Complete code examples
You can use LakeSense to generate code from comments in a cell.
On macOS, press
shift
+option
+space
orcontrol
+option
+space
directly in a cell.On Windows, press
ctrl
+shift
+space
directly in a cell.
To accept the suggested code, press tab
.
Explain code examples
Basic code explanation
Starting code:
PySpark code that gets the total number of trips and sum of the fare amounts between the pickup and dropoff zip codes.
import pyspark.sql.functions as F
fare_by_route = df.groupBy(
'pickup_zip', 'dropoff_zip'
).agg(
F.sum('fare_amount').alias('total_fare'),
F.count('fare_amount').alias('num_trips')
).sort(F.col('num_trips').desc())
display(fare_by_route)
Assistant prompt:
Explain what this code does
Fast documentation lookups
Assistant prompt:
When should I use repartition() vs. coalesce() in Apache Spark?
Assistant prompt:
What is the difference between the various pandas_udf functions (in PySpark and Pandas on Spark/Koalas) and when should I choose each?
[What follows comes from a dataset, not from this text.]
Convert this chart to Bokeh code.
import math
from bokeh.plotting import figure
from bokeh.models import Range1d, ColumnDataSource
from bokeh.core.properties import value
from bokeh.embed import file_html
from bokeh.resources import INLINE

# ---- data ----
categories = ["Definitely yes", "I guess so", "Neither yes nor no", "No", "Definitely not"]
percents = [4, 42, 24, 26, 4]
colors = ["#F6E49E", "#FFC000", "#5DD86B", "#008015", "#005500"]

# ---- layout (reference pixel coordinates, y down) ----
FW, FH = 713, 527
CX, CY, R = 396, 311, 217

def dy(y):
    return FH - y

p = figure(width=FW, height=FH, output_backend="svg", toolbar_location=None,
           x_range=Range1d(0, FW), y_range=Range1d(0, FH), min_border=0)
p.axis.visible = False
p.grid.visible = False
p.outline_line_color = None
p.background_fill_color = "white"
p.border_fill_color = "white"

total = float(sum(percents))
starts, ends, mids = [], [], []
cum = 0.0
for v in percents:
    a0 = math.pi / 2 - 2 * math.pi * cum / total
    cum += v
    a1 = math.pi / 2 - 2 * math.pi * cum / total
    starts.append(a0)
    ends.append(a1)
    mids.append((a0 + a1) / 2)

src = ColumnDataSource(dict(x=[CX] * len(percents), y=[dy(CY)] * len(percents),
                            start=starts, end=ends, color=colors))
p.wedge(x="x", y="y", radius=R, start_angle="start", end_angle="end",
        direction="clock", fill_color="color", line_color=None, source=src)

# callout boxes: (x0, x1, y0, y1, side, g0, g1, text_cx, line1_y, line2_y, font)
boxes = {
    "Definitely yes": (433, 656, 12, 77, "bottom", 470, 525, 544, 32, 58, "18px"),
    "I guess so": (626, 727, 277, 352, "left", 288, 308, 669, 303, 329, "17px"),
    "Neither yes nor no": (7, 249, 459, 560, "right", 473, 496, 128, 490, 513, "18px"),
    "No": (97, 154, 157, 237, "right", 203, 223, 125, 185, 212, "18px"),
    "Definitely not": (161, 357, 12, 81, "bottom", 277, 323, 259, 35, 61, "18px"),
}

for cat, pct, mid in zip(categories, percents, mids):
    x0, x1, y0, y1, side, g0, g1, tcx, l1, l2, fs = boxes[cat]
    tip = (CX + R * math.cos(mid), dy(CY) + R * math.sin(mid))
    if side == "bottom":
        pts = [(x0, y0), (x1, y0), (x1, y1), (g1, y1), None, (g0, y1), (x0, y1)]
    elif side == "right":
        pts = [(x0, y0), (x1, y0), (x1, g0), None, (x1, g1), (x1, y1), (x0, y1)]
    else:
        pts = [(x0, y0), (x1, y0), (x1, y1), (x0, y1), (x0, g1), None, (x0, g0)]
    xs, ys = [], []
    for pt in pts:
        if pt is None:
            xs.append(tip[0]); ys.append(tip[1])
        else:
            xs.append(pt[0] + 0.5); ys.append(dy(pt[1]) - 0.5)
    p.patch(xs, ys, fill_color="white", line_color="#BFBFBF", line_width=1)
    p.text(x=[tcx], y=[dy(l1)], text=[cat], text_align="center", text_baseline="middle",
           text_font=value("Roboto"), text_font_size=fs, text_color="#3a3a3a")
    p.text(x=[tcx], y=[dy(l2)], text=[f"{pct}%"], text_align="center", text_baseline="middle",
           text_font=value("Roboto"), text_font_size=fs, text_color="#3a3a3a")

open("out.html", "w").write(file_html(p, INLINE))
Can you show me an example of each with the diamonds dataset?
Fix code examples
Debugging
Starting code:
This is the same code used in the basic code explanation example, but missing the import statement. It throws the error “This throws the error: NameError: name ‘F’ is not defined”.
fare_by_route = df.groupBy(
'pickup_zip', 'dropoff_zip'
).agg(
F.sum('fare_amount').alias('total_fare'),
F.count('fare_amount').alias('num_trips')
).sort(F.col('num_trips').desc())
display(fare_by_route)
Assistant prompt:
How do I fix this error? What is 'F'?
Help with errors
Starting code:
This code throws the error “AnalysisException: [UNRESOLVED_COLUMN.WITH_SUGGESTION]”.
from pyspark.sql.functions import col
# create a dataframe with two columns: a and b
df = spark.range(5).select(col('id').alias('a'), col('id').alias('b'))
# try to select a non-existing column c
df.select(col('c')).show()
Assistant prompt:
Why am I getting this error and how do I fix it?